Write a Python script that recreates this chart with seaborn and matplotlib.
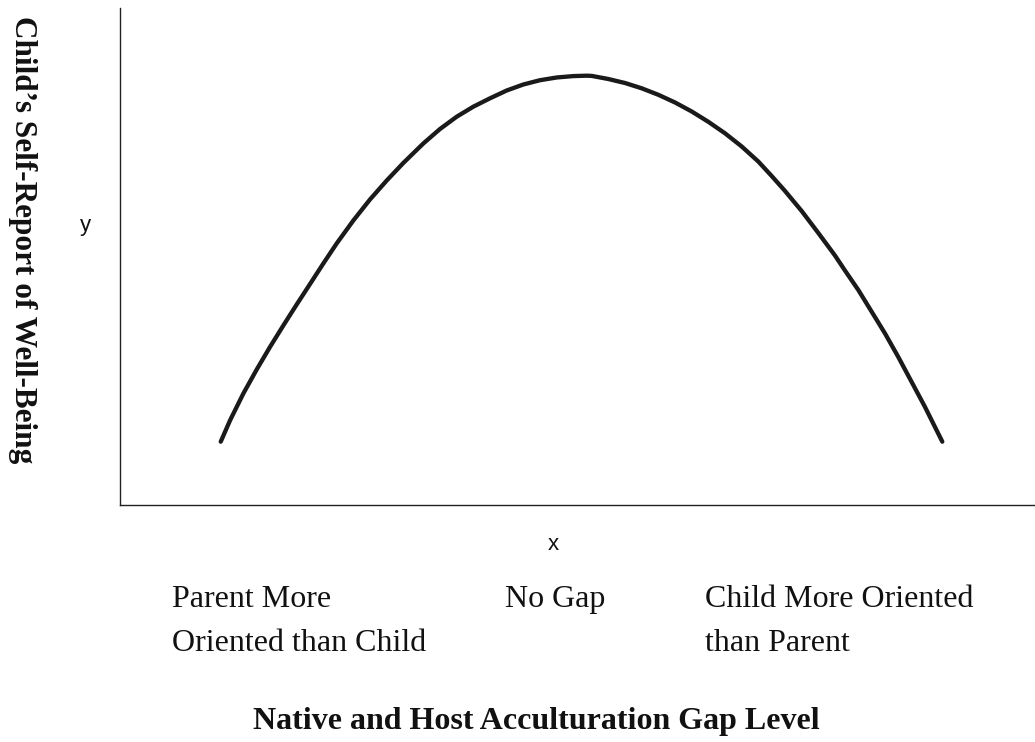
import matplotlib
matplotlib.use("Agg")
import matplotlib.pyplot as plt
import seaborn as sns
import pandas as pd

# Curve (x: gap level 0-100 across the axis, y: well-being 0-100)
gap_level = [11.01, 12.02, 13.48, 14.94, 16.39, 17.85, 19.31, 20.77, 22.22, 23.68,
             25.50, 27.32, 29.15, 30.96, 33.15, 34.97, 36.80, 38.61, 40.44, 42.26,
             44.08, 45.90, 47.73, 49.54, 51.01, 51.55, 53.37, 55.19, 57.02, 58.83,
             60.66, 62.48, 64.30, 66.12, 67.95, 69.76, 71.22, 72.68, 74.50, 76.32,
             78.14, 79.23, 80.69, 82.15, 83.61, 85.06, 86.52, 87.98, 89.07, 89.87]
well_being = [12.74, 17.00, 22.43, 27.26, 31.79, 36.12, 40.34, 44.47, 48.59, 52.62,
              57.24, 61.47, 65.29, 68.81, 72.74, 75.65, 78.13, 80.14, 81.83, 83.40,
              84.61, 85.47, 86.02, 86.30, 86.38, 86.34, 85.71, 84.91, 83.84, 82.54,
              80.99, 79.18, 77.10, 74.79, 72.13, 69.11, 66.20, 63.18, 59.15, 54.73,
              50.20, 47.18, 43.26, 38.89, 34.51, 29.78, 24.75, 19.72, 15.69, 12.74]

category_line1 = ["Parent More", "No Gap", "Child More Oriented"]
category_line2 = ["Oriented than Child", "", "than Parent"]
x_title = "Native and Host Acculturation Gap Level"
y_title = "Child\u2019s Self-Report of Well-Being"

df = pd.DataFrame({"x": gap_level, "y": well_being})

sns.set_style("white")
plt.rcParams["font.family"] = ["Liberation Serif", "DejaVu Serif"]

fig = plt.figure(figsize=(10.35, 7.42), dpi=100)
W, H = 1035, 742
ax = fig.add_axes([120 / W, 1 - 505 / H, (W - 120) / W, (505 - 8) / H])

sns.lineplot(data=df, x="x", y="y", ax=ax, color="#1a1a1a", linewidth=3.1,
             solid_capstyle="round", solid_joinstyle="round", sort=False)

ax.set_xlim(0, 100)
ax.set_ylim(0, 100)
ax.set_xticks([])
ax.set_yticks([])
ax.set_xlabel("")
ax.set_ylabel("")
for s in ["top", "right"]:
    ax.spines[s].set_visible(False)
for s in ["left", "bottom"]:
    ax.spines[s].set_color("#222222")
    ax.spines[s].set_linewidth(1.0)

# small axis letters
fig.text(85 / W, 1 - 226 / H, "y", family="Liberation Sans", fontsize=16,
         ha="center", va="center", color="#111111")
fig.text(553 / W, 1 - 544 / H, "x", family="Liberation Sans", fontsize=16,
         ha="center", va="center", color="#111111")

# category labels
cat_x = [172, 505, 705]
for px, l1, l2 in zip(cat_x, category_line1, category_line2):
    fig.text(px / W, 1 - 596 / H, l1, fontsize=23, ha="left", va="center_baseline",
             color="#111111")
    if l2:
        fig.text(px / W, 1 - 640 / H, l2, fontsize=23, ha="left", va="center_baseline",
                 color="#111111")

# titles
fig.text(536 / W, 1 - 722 / H, x_title, fontsize=23, fontweight="bold",
         ha="center", va="center", color="#111111")
fig.text(22 / W, 1 - 240 / H, y_title, fontsize=22.5, fontweight="bold",
         ha="center", va="center", rotation=270, color="#111111")

fig.savefig("out.png", dpi=100, facecolor="white")
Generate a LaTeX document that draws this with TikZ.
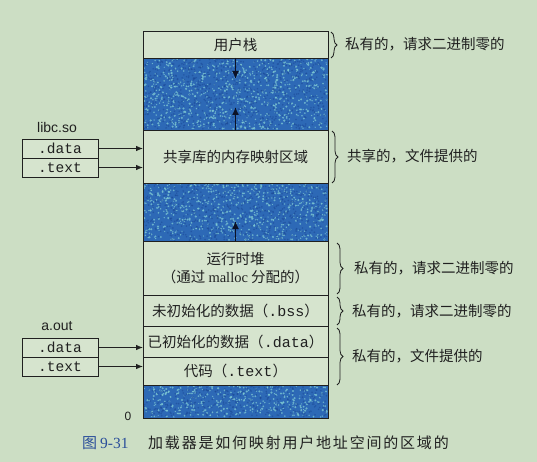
\documentclass[tikz,border=0pt]{standalone}
\usepackage{fontspec}
\setmainfont{Liberation Serif}
\setsansfont{Liberation Sans}
\setmonofont{Liberation Mono}
\newfontfamily\cjk{Noto Sans CJK SC}
\newfontfamily\cjkcap[LetterSpace=12]{Noto Sans CJK SC}
\usetikzlibrary{arrows.meta,decorations.pathreplacing}
\definecolor{bg}{HTML}{CCDEC4}
\definecolor{boxfill}{HTML}{D6E4CE}
\definecolor{ink}{HTML}{202020}
\definecolor{noiseblue}{HTML}{2D69B6}
\definecolor{speckA}{HTML}{80CBD4}
\definecolor{speckB}{HTML}{1B4896}
\definecolor{capblue}{HTML}{2A4E9A}
\definecolor{arrowink}{HTML}{0C1226}
\newcommand\mynoise[5]{%
  \foreach \k in {1,...,#5}{%
    \pgfmathsetmacro\xa{#1+#3*rnd}\pgfmathsetmacro\ya{#2+#4*rnd}\pgfmathsetmacro\ra{0.6+0.6*rnd}%
    \fill[speckA,opacity=0.75] (\xa,\ya) circle (\ra pt);}%
  \foreach \k in {1,...,#5}{%
    \pgfmathsetmacro\xa{#1+#3*rnd}\pgfmathsetmacro\ya{#2+#4*rnd}%
    \fill[speckB,opacity=0.55] (\xa,\ya) circle (0.9pt);}%
}
\tikzset{
  region/.style={draw=ink,line width=0.8pt,fill=boxfill,minimum width=185pt,inner sep=0pt,outer sep=0pt,font=\cjk\fontsize{14.5}{18}\selectfont,text=ink,align=center},
  bluereg/.style={draw=ink,line width=0.8pt,fill=noiseblue,minimum width=185pt,inner sep=0pt,outer sep=0pt},
  secbox/.style={draw=ink,line width=0.8pt,fill=boxfill,minimum width=76pt,minimum height=19pt,inner sep=0pt,outer sep=0pt,font=\ttfamily\fontsize{14.5}{14}\selectfont,text=ink},
  filelabel/.style={font=\sffamily\fontsize{14}{16}\selectfont,text=ink},
  side/.style={font=\cjk\fontsize{14.5}{16}\selectfont,text=ink,anchor=west,inner sep=0pt},
  mybrace/.style={draw=ink,line width=0.8pt,decorate,decoration={brace,amplitude=6pt}},
  ptr/.style={draw=ink,line width=0.8pt,-{Latex[length=7pt,width=5.5pt]}},
  growarrow/.style={draw=arrowink,line width=1.5pt,-{Latex[length=8pt,width=7pt]}}
}
\newcommand\mono[1]{{\ttfamily\fontsize{15}{16}\selectfont #1}}
\begin{document}
\begin{tikzpicture}[x=1pt,y=-1pt]
\useasboundingbox (0,0) rectangle (537,462);
\fill[bg] (0,0) rectangle (537,462);
% main column
\node[region,minimum height=27pt] (stack) at (235.5,44.5) {用户栈};
\node[bluereg,minimum height=72pt] (blueA) at (235.5,94) {};
\node[region,minimum height=53pt] (shared) at (235.5,156.5) {共享库的内存映射区域};
\node[bluereg,minimum height=58pt] (blueB) at (235.5,212) {};
\node[region,minimum height=54pt] (heap) at (235.5,268) {运行时堆\\（通过 {\rmfamily malloc} 分配的）};
\node[region,minimum height=31pt] (bss) at (235.5,310.5) {未初始化的数据（\mono{.bss}）};
\node[region,minimum height=31pt] (data) at (235.5,341.5) {已初始化的数据（\mono{.data}）};
\node[region,minimum height=28pt] (text) at (235.5,371) {代码（\mono{.text}）};
\node[bluereg,minimum height=33pt] (blueC) at (235.5,401.5) {};
% speckle
\pgfmathsetseed{7}
\mynoise{144}{59}{183}{70}{800}
\mynoise{144}{184}{183}{56}{640}
\mynoise{144}{386}{183}{31}{360}
\draw[ink,line width=0.8pt] (blueA.north west) rectangle (blueA.south east);
\draw[ink,line width=0.8pt] (blueB.north west) rectangle (blueB.south east);
\draw[ink,line width=0.8pt] (blueC.north west) rectangle (blueC.south east);
% growth arrows
\coordinate (sdown) at (235.5,79);
\coordinate (sup) at (235.5,107);
\coordinate (hup) at (235.5,221);
\draw[growarrow] (stack.south) -- (sdown);
\draw[growarrow] (shared.north) -- (sup);
\draw[growarrow] (heap.north) -- (hup);
% libc.so
\node[filelabel] (libc) at (57,127) {libc.so};
\node[secbox] (ldata) at (60,148.5) {.data};
\node[secbox] (ltext) at (60,167.5) {.text};
\draw[ptr] (ldata.east) -- (ldata.east -| shared.west);
\draw[ptr] (ltext.east) -- (ltext.east -| shared.west);
% a.out
\node[filelabel] (aout) at (57,326) {a.out};
\node[secbox] (adata) at (60,347.5) {.data};
\node[secbox] (atext) at (60,366.5) {.text};
\draw[ptr] (adata.east) -- (adata.east -| data.west);
\draw[ptr] (atext.east) -- (atext.east -| text.west);
% zero
\node[font=\sffamily\fontsize{12}{14}\selectfont,text=ink] (zero) at (128,416) {0};
% braces
\coordinate (b1a) at (331,32); \coordinate (b1b) at (331,58);
\coordinate (b2a) at (332,131); \coordinate (b2b) at (332,183);
\coordinate (b3a) at (337,243); \coordinate (b3b) at (337,294);
\coordinate (b4a) at (337,297); \coordinate (b4b) at (337,325);
\coordinate (b5a) at (337,328); \coordinate (b5b) at (337,385);
\draw[mybrace] (b1a) -- (b1b);
\draw[mybrace] (b2a) -- (b2b);
\draw[mybrace] (b3a) -- (b3b);
\draw[mybrace] (b4a) -- (b4b);
\draw[mybrace] (b5a) -- (b5b);
\node[side] (l1) at (345,44) {私有的，请求二进制零的};
\node[side] (l2) at (347,156) {共享的，文件提供的};
\node[side] (l3) at (354,268) {私有的，请求二进制零的};
\node[side] (l4) at (352,311) {私有的，请求二进制零的};
\node[side] (l5) at (352,356) {私有的，文件提供的};
% caption
\node[anchor=west,inner sep=0pt,text=capblue] (fig) at (82,443) {{\cjk\fontsize{15}{16}\selectfont 图}\hspace{3pt}{\rmfamily\fontsize{15.5}{16}\selectfont 9-31}};
\node[anchor=west,inner sep=0pt,text=ink,font=\cjkcap\fontsize{15}{17}\selectfont] (cap) at (148,443) {加载器是如何映射用户地址空间的区域的};
\end{tikzpicture}
\end{document}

━━━━━━━━━━

[PROBLEM STATEMENT]
Start at the first line of the records and write out everything up to and including the line containing "import pandas as pd". No pictures.

[COMPLETED TASK]
Write a Python script that recreates this chart with seaborn and matplotlib.
import matplotlib
matplotlib.use("Agg")
import matplotlib.pyplot as plt
import seaborn as sns
import pandas as pd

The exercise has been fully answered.